Cognitivismo

por | 24 de febrero de 2019


Juan Manuel De Prada

La infausta moda del cognitivismo postula que la inteligencia humana, antes que otra cosa, es un mecanismo que sirve para procesar información, al modo de una computadora. Durante las últimas décadas, se han impuesto una serie de nefastos conceptos –sociedad de la información, sociedad del conocimiento, sociedad del aprendizaje, etcétera– que asumen las tesis cognitivistas, tras las cuales se oculta la consideración de la mente humana como una suerte de procesador de datos. Según esta deplorable concepción, existirían dos tipos de conocimiento: el conocimiento funcional, que está reservado a una casta superior de programadores; y el conocimiento de señales, que comparten las computadoras y los ‘usuarios’. Y de los ‘usuarios’ se espera lo mismo que de las computadoras: una reacción automática ante determinadas informaciones o estímulos que los distinga como personas ‘hábiles’ y ‘preparadas’ para afrontar los retos que les ofrece nuestra época. Ya no importa el conocimiento profundo y verdadero de las cosas; basta con que sepamos procesar correctamente los datos. De este modo, se acepta que el comportamiento humano pueda ser ‘programado’, igual que el de las máquinas, mediante algoritmos.

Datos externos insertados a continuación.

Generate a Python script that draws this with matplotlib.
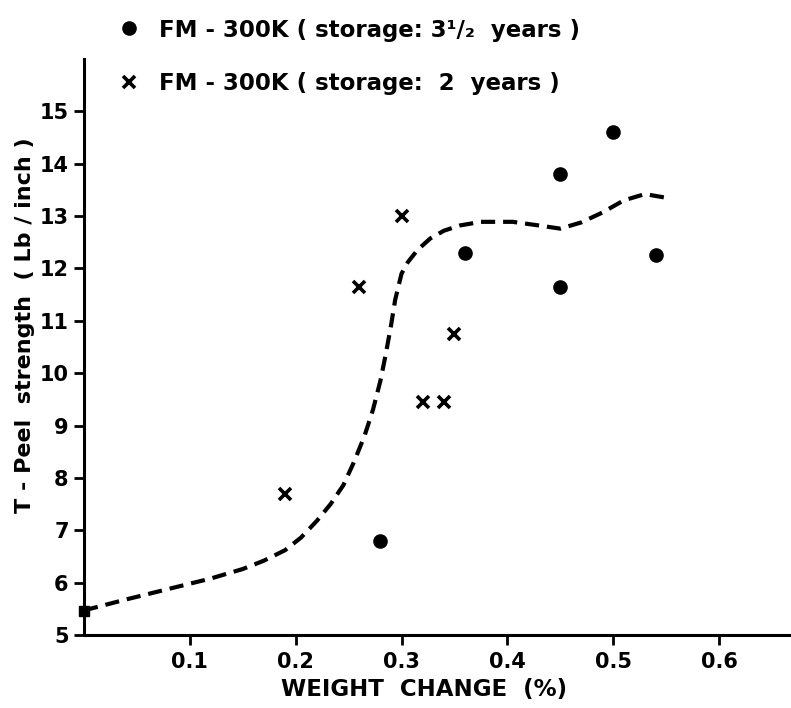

De este modo, nuestra relación con el mundo es la misma que tenemos con una lavadora, de la que podemos hacer un uso ‘utilitario’ después de leer su prospecto de instrucciones. Pero, del mismo modo que una lavadora estropeada nos resulta un cachivache inservible, el mundo se nos antoja un tiovivo de banalidad y aturdimiento cuando nos falta la clave esencial para su interpretación, que sólo podremos hallar mediante su contemplación y estudio, como nos enseñaba Aristóteles. Para el cognitivismo, en cambio, el conocimiento es una mera capacidad para procesar informaciones y una ‘destreza’ para ejecutarlas. Inevitablemente. Así, la educación se convierte en una especie de coaching cuyo objetivo último no es otro sino moldear personas entrenadas en diversas ‘competencias’ técnicas y emocionales que faciliten su encaje en el mercado laboral. Y las escuelas (como las universidades) se transforman fatídicamente en centros de selección de personal donde ya no se alimenta el anhelo de saber, sino que se orienta a los alumnos hacia aquellas áreas de la economía que favorezcan su ‘empleabilidad’. Así, la transmisión cultural queda aparcada, o incluso vedada, para formar ‘emprendedores’ (este término es terriblemente cínico) flexibles y adaptables, siempre prestos a la movilidad geográfica, que no sepan nada de filosofía o latín pero en cambio sepan inglés, informática y ‘educación financiera’, que es lo que interesa al ‘mercado laboral’. De este modo, la educación se convierte en una especie de taller cognitivo para el adiestramiento de la futura mano de obra.

Y contra esta tendencia debemos rebelarnos. No podemos admitir que nuestros hijos sean convertidos en dóciles receptores de adiestramientos que garanticen su eficiencia económica. Nuestros hijos deben formar un juicio crítico sobre el mundo; y para formar ese juicio necesitan cultivarse en disciplinas que no tienen una inmediata traducción económica (pero que, cuando faltan, nos convierten en parias que desconocen su genealogía espiritual, en masa cretinizada y fácilmente manipulable). A nadie se le escapa que estas técnicas cognitivas resultan, sin duda, extraordinariamente rentables para los tiranos de turno, que convirtiendo a los seres humanos en meros procesadores de datos los pueden modelar luego en la asimilación automática de las ideologías en boga; pero la escuela no está para formar jenízaros de ninguna ideología, ni para satisfacer las demandas del mercado. Tampoco se le escapa a nadie que estas técnicas convierten a nuestros hijos en seres sin arraigo a los que sólo resta amustiarse, en mónadas extraviadas en la vastedad de un mundo lóbrego. Así, además, los tiranos de nuestro tiempo fomentan el funesto individualismo e incapacitan a las nuevas generaciones para las empresas colectivas y los empeños comunes.

Hace más de cien años Azorín nos brindaba una definición perfecta del individualista que las técnicas cognitivas están convirtiendo en prototipo del hombre contemporáneo: «Alguien que no siente el todo social, que no siente la tradición, la historia, el arte y hasta el paisaje de su patria. Alguien incapaz de abnegación y de sacrificio, en quien los apetitos propios y las pasiones dominan; alguien que va recta y brutalmente a su objetivo, sin importarle nada la solidaridad social ni sentirse ligado a su patria».